France proposed that a new political steering committee, outside NATO, take responsibility, Foreign Minister Alain Juppe told lawmakers in Paris, according to Agence France-Presse. Speaking in San Salvador, the capital of El Salvador, Obama said he has “absolutely no doubt” that the U.S. will be able to transfer control to an international coalition.
The likely outcome will be a hybrid arrangement in which NATO has command-and-control responsibilities, overseen by a political steering committee including representatives from all nations participating in Operation Odyssey Dawn, according to a Western diplomat at the United Nations. Jordan and Kuwait are expected to be the next Arab nations to join the alliance, he said. Turkey, a majority-Muslim nation that is a NATO member, may work with the rebel council in Benghazi on delivering humanitarian aid, he said.
The U.S. is also talking with Saudi Arabia about how it might contribute to the Libya actions, according to an administration official, who was authorized to brief reporters on terms that didn’t allow his name to be used.
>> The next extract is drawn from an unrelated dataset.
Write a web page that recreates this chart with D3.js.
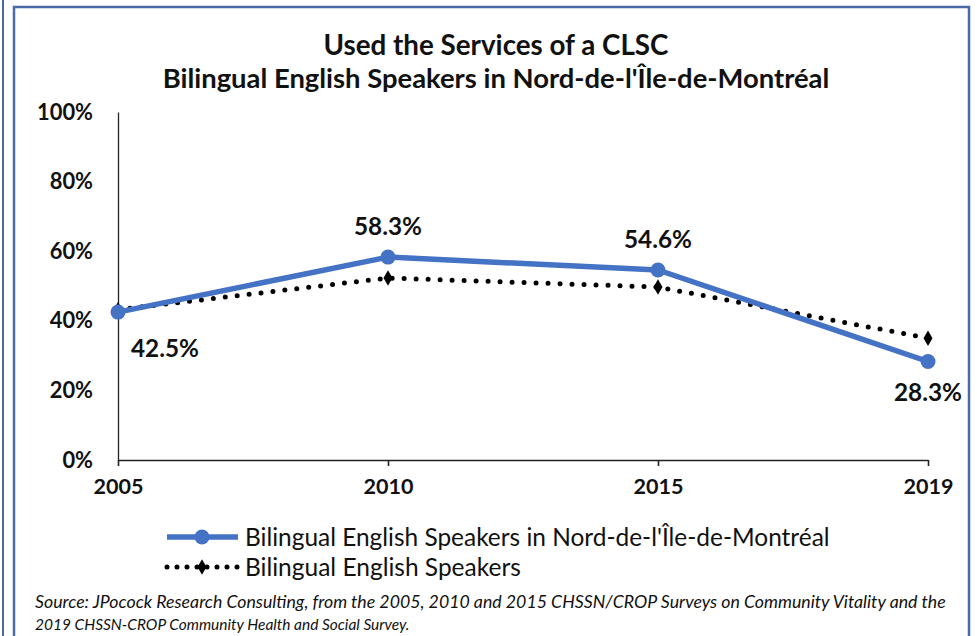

The cost of initial U.S. strikes against Libyan air defenses exceeds $168 million, including the use of Raytheon Co. Tomahawk cruise missiles and Northrop Grumman Co. long-range B-2 bombers, according to data compiled by Bloomberg. Chancellor of the Exchequer George Osborne told lawmakers in London yesterday that the cost of U.K. operations in Libya are likely to run into “tens of millions of pounds” and that it will be met by the Treasury’s reserve fund, not the Ministry of Defense’s budget.
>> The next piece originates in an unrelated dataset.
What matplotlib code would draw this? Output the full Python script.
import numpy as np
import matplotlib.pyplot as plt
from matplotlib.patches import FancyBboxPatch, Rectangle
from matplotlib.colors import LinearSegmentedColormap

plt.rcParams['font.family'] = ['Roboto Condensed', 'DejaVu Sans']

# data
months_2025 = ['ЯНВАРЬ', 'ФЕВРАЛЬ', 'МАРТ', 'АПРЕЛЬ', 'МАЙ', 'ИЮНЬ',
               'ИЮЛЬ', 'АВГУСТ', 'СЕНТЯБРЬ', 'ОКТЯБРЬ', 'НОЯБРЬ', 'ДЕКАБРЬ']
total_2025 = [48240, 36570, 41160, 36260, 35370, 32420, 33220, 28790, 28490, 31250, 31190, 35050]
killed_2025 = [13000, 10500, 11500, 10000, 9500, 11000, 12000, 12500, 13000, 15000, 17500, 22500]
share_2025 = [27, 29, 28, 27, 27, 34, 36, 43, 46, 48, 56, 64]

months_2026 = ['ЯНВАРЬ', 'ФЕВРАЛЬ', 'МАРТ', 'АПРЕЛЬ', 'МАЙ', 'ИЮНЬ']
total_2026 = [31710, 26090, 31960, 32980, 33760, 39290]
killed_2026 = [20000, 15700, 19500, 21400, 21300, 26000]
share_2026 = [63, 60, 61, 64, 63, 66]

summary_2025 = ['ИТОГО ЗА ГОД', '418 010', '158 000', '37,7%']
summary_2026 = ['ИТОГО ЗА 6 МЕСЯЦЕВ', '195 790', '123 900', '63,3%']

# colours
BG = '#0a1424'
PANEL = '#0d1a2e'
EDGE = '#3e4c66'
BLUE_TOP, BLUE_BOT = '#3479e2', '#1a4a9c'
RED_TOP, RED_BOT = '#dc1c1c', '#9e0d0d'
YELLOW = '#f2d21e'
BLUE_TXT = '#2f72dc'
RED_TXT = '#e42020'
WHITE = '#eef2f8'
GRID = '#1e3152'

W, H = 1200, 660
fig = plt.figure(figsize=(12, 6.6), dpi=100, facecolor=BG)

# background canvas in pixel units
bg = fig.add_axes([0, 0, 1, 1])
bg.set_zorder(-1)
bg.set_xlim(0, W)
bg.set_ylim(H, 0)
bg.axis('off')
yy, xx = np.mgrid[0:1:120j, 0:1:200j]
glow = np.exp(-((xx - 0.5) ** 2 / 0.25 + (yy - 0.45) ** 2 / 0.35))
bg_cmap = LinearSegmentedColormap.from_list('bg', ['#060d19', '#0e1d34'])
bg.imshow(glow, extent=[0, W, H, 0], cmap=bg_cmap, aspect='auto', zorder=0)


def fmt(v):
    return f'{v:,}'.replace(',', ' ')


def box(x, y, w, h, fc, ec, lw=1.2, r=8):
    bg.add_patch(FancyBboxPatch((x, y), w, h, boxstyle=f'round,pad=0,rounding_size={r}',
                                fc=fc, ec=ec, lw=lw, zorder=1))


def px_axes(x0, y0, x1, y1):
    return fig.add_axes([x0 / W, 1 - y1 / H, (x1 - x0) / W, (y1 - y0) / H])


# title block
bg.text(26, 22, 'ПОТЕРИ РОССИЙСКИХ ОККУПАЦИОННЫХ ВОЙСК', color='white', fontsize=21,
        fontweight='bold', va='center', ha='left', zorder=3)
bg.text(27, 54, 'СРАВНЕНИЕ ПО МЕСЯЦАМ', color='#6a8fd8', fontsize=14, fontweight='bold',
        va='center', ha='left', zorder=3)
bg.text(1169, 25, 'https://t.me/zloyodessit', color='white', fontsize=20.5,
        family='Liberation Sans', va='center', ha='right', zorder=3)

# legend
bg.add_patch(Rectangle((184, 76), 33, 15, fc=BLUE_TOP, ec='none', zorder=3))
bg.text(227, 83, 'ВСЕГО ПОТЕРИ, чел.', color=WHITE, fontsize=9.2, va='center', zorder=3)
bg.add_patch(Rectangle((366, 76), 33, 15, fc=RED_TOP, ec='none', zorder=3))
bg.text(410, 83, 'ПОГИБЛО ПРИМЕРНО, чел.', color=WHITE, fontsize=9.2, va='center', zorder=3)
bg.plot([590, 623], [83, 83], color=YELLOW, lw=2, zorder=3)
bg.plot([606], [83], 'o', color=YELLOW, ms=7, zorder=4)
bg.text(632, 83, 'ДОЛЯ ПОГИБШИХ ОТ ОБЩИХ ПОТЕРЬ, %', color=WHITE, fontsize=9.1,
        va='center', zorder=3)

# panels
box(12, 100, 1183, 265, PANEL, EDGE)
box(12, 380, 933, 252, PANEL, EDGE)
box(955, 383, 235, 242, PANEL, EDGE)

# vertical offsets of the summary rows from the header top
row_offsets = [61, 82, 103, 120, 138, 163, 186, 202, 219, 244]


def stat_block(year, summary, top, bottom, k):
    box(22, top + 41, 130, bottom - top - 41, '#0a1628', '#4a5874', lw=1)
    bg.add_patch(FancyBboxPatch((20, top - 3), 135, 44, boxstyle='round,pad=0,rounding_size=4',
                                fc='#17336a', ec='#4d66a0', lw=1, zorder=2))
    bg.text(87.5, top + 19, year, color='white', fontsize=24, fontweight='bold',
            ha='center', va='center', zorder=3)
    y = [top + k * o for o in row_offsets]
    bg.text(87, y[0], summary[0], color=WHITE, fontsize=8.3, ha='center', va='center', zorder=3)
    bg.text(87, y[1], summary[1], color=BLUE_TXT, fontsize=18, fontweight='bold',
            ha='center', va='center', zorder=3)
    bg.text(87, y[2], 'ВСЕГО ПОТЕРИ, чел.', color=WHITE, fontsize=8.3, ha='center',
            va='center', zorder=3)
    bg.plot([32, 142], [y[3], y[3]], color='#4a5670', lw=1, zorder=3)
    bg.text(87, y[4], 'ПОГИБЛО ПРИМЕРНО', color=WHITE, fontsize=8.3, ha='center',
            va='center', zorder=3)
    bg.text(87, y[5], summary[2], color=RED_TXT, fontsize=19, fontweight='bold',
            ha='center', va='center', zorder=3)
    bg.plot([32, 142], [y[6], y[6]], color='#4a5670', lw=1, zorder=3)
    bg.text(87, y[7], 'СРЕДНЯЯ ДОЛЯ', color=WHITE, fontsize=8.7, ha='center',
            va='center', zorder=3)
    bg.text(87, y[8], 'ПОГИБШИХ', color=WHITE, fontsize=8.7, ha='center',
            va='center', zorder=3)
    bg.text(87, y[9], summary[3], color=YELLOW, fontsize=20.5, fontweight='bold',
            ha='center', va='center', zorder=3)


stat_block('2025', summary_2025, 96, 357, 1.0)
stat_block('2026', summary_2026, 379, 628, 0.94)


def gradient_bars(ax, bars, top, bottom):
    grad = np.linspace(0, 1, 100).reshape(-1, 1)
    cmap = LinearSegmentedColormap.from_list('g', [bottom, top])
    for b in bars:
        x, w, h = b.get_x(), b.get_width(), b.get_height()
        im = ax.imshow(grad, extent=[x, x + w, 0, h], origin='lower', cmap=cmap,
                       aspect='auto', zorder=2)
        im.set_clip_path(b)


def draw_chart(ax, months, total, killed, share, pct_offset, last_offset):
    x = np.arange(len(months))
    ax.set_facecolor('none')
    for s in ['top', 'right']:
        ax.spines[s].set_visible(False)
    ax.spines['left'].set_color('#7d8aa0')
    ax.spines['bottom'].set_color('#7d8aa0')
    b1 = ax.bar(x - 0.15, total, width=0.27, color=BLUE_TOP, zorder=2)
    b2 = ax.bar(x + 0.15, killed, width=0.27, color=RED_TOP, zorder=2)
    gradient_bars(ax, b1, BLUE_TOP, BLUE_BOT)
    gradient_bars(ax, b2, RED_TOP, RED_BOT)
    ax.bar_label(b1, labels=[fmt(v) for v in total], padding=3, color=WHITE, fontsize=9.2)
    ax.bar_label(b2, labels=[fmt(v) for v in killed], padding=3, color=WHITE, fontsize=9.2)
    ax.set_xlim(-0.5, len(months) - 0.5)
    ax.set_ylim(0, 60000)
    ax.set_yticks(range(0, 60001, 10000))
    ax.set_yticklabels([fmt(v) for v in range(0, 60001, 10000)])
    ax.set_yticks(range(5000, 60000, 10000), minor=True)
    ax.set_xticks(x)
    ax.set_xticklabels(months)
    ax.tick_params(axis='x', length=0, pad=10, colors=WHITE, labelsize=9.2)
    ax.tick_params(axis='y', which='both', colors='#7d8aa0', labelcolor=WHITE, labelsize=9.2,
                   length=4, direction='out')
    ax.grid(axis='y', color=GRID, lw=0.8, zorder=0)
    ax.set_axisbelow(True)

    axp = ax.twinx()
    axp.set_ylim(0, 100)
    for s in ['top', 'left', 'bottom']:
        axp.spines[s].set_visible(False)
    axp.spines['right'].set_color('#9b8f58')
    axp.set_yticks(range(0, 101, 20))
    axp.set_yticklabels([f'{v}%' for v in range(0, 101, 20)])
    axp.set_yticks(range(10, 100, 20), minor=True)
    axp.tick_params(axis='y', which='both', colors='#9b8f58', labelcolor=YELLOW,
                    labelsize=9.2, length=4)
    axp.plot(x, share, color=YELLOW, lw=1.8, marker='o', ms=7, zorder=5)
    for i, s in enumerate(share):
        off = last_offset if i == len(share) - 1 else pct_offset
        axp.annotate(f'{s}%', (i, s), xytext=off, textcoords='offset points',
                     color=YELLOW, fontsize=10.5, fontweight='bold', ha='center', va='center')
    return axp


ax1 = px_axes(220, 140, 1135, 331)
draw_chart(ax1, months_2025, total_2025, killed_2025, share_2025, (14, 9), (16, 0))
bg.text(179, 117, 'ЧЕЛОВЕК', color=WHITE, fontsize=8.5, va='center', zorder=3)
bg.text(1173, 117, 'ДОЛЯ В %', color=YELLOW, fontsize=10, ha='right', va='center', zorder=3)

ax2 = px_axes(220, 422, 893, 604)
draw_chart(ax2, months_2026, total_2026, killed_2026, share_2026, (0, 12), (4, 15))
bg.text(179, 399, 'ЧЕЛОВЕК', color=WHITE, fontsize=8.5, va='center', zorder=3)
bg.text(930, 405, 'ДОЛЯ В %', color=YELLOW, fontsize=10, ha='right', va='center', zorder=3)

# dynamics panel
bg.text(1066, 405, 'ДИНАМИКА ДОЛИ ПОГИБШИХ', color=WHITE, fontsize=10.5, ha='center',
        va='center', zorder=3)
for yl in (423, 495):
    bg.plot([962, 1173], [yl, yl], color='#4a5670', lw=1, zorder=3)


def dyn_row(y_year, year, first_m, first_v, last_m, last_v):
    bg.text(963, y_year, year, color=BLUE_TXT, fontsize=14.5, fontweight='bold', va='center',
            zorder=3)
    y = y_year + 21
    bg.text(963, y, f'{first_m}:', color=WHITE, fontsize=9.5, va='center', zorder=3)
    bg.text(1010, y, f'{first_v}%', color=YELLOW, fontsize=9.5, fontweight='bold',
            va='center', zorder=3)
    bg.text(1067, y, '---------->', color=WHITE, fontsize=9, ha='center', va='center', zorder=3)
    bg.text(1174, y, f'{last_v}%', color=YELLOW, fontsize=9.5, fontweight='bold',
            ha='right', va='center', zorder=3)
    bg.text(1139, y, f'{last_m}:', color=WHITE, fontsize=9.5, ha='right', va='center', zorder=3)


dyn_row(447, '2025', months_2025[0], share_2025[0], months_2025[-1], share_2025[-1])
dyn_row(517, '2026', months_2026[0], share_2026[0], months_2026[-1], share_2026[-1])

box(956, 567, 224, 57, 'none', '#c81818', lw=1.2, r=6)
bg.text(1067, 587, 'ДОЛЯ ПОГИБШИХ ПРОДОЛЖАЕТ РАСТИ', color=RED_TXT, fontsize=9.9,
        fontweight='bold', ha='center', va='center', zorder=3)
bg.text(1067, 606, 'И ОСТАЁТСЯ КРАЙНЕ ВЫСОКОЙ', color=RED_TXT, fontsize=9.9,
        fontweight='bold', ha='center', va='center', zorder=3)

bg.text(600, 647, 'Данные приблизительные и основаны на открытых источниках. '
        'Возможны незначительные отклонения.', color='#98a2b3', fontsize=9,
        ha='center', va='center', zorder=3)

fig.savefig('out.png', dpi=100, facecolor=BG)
Air strikes enabled rebel forces to push out from their eastern stronghold of Benghazi toward Ajdabiya as the United States Africa Command reported that an F-15E jet crashed because of technical difficulties and two crew members were recovered.
In Misrata, Qaddafi’s forces shelled the main electricity station, cutting off power from most parts of the city, Mohamed al-Misrati, a resident who witnessed the attack, said by satellite phone from the city. Dozens of people were killed and more than 150 others wounded in the ongoing attack, which involved tanks shelling residential areas, al-Misrati said yesterday. There are no reliable estimates of the number of casualties from the weeks of fighting.
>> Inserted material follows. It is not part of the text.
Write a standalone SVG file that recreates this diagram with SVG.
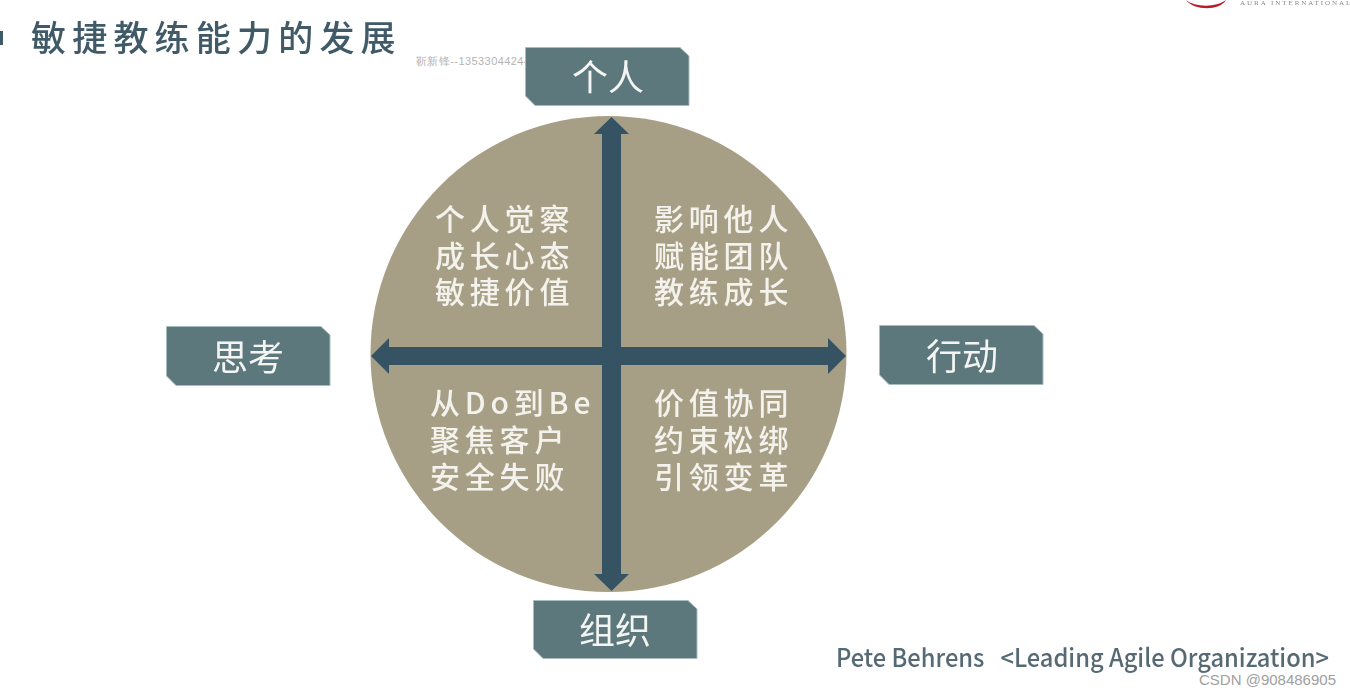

Attacks late March 21 targeted early warning radars, communication centers and surface-to-air missile sites in and around Tripoli and Misrata, aircraft hangars at the Ghardabiya airfield, and an armored convoy south of Benghazi. The coalition struck a command-and-control facility in a Qaddafi compound in Tripoli, Army General Carter Ham, the top U.S. commander for combat operations against Libya, said March 21.
The coalition flew between 70 and 80 sorties March 21, with France, Spain, Italy, Denmark and the U.K. enforcing the no-fly zone over Benghazi and coalition vessels patrolling the coast, Ham said. Both Italy and France deployed aircraft carriers.
“Many civilians were killed last night because many of the targets last night were civilian and quasi-military places,” Moussa Ibrahim, a Libyan government spokesman, said in an interview with Sky News.
China yesterday called for an immediate cease-fire in the North African country. The United Nations resolution authorizing the military action was meant to “protect the safety of civilians,” Foreign Ministry spokeswoman Jiang Yu said at a briefing in Beijing yesterday.
“The military actions taken by relevant countries are causing civilian casualties,” Jiang said.
Prime Minister Vladimir Putin on March 21 described the allied offensive as a “crusade,” which his spokesman later described as his personal opinion.